Postado em 13/07/2014
Entre junho e julho um assunto domina os bares, táxis, reuniões de família, encontros de amigos, jornais e redes sociais: a Copa do Mundo de Futebol. No Sesc, não é diferente. O Sesc na Copa apresenta uma programação para refletir sobre o futebol e valorizar seus aspectos culturais.
Parte do projeto acontece online, com a publicação do "Visões da Copa", uma série de charges e crônicas sobre os jogos da Seleção Brasileira, publicadas nos dias seguintes aos jogos do Brasil ou após o final de cada rodada.
Nesta edição, as visões do cartunista Junião e do jornalista Vladir Lemos. Boa leitura!
Por Vladir Lemos
Aos que andam fartos da realidade entrego aqui, de bom grado, minha cumplicidade. Pudera. O futebol brasileiro dos últimos dias nos soou como penitência, ainda que continuasse sendo só futebol. Em matéria de bola estamos agora mais pra Fred e companhia do que para aquela coisa encantadora que outrora vislumbramos nos gramados da Suécia, do México e da Espanha. Neste momento o que trazemos na alma - afinal, é lá que se joga futebol como bem disse Drummond - é o peso de termos nos descoberto comuns. Um duro castigo na imensa cota de sonho que o futebol quase sempre nos permitiu. Mas tenhamos, ao menos na hora da reflexão, a fibra que invejamos dos argentinos. Encaremos o momento com a humildade de quem entra em campo ausente da condição de favorito. Usemos desde agora a tática inversa da de Felipão porque ficou ainda mais óbvio depois do nosso encontro com os holandeses, na disputa pelo terceiro lugar, a necessidade urgente de encarar a realidade sem distorções. O Brasil esteve longe de alcançar seus adversários e pagou caro por esse despreparo. Robben, e sua velocidade, foi clara metáfora de algo que não estava ao nosso alcance. E se ainda falta para o Felipão uma prova contundente do insucesso da seleção brasileira, sugiro a ele rever o terceiro gol marcado pelos holandeses. Uma jogada dessas de ultrapassagem, um bê-a-bá da bola sendo o suficiente para destronar de algum lugar o futebol outrora mais respeitado do mundo.

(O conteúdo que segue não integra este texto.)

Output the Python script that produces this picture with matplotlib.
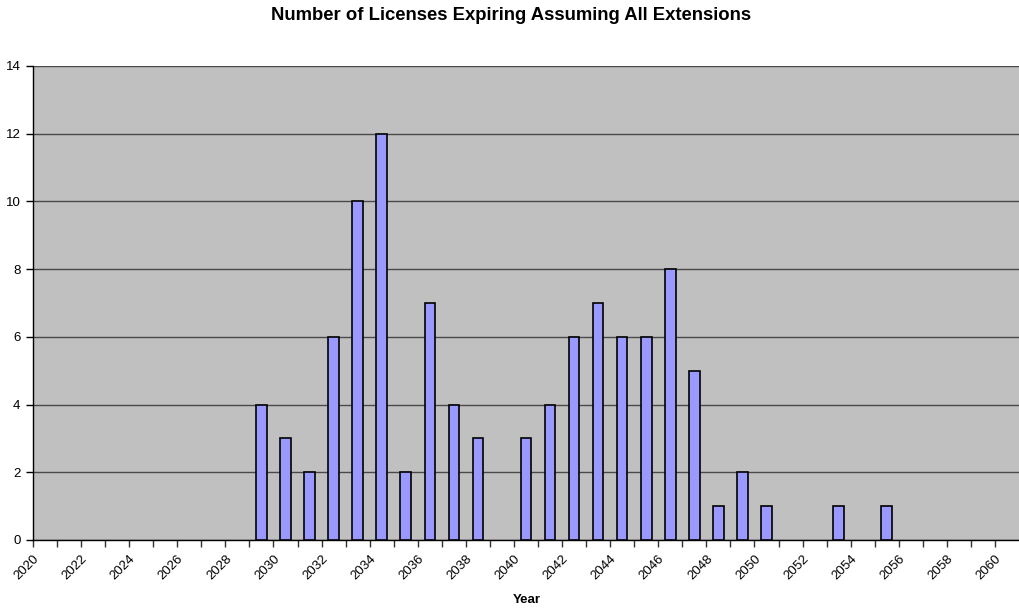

E que não digam que não tiveram apoio. A paciência e a crença do nosso povo permaneceu intacta quase até o fim. Ninguém é de ferro. Vi, por exemplo, se espelhar nas apostas dos bolões a grande crença do brasileiro na seleção. Pelo que pude perceber no decorrer das últimas semanas as apostas eram sempre feitas de maneira esmagadora no Brasil. Não houve vitória com pênalti discutível, nem empate sem gols que fizesse isso mudar. Os bolões que cruzei por aí me soaram como uma grande prova de fé. Um verdadeiro GPS capaz de revelar por onde andava o coração da maioria. A fezinha no bolão - que em matéria de popularidade só deve ter perdido para o tradicional álbum de figurinhas - sempre foi um pouco uma aposta no que se que ver.
Era nessas apostas que o técnico da seleção brasileira deveria se basear pra saber com que fervor o povo estava torcendo. Sim, porque a crônica esportiva sempre tão maldita, acusada de jogar contra, pode ajudar a formar opinião, mas influenciar os palpites dos bolões, jamais. Há algo no bolão que transcende a aposta. Bolão não é quina, não é Mega Sena, nem loteria. O bolão é mais coração. O bolão faz pouco caso de teorias, desse papo boleiro-psíquico que tomou conta das nossas cabeças, e que nem Freud explica. Os bolões que bisbilhotei, todos eles, tinham uma alma desafiadora, que ousava rir do futebol organizado dos alemães, do momento mais maduro e propício para grandes triunfos, vivido pelos adversários. Os palpites expressos nos bolões estavam cheios de fé e de esperança. Neles esteve a mais perfeita escala para medir o que significou aquele monumental sete a um para a Alemanha, a mais perfeita escala pra medir o quanto nos toca esse futebol que não nos permite sonhar em ser o que um dia já fomos em matéria de bola. Em seu sentido mais amplo essa derrota que carregaremos como um fardo daqui em diante pode não conseguir mudar nosso futebol, mas tem tudo pra fazer o brasileiro repensar a fé que insistentemente depositou na seleção até uns dias atrás. Que fé teremos nesse nosso futebol de agora?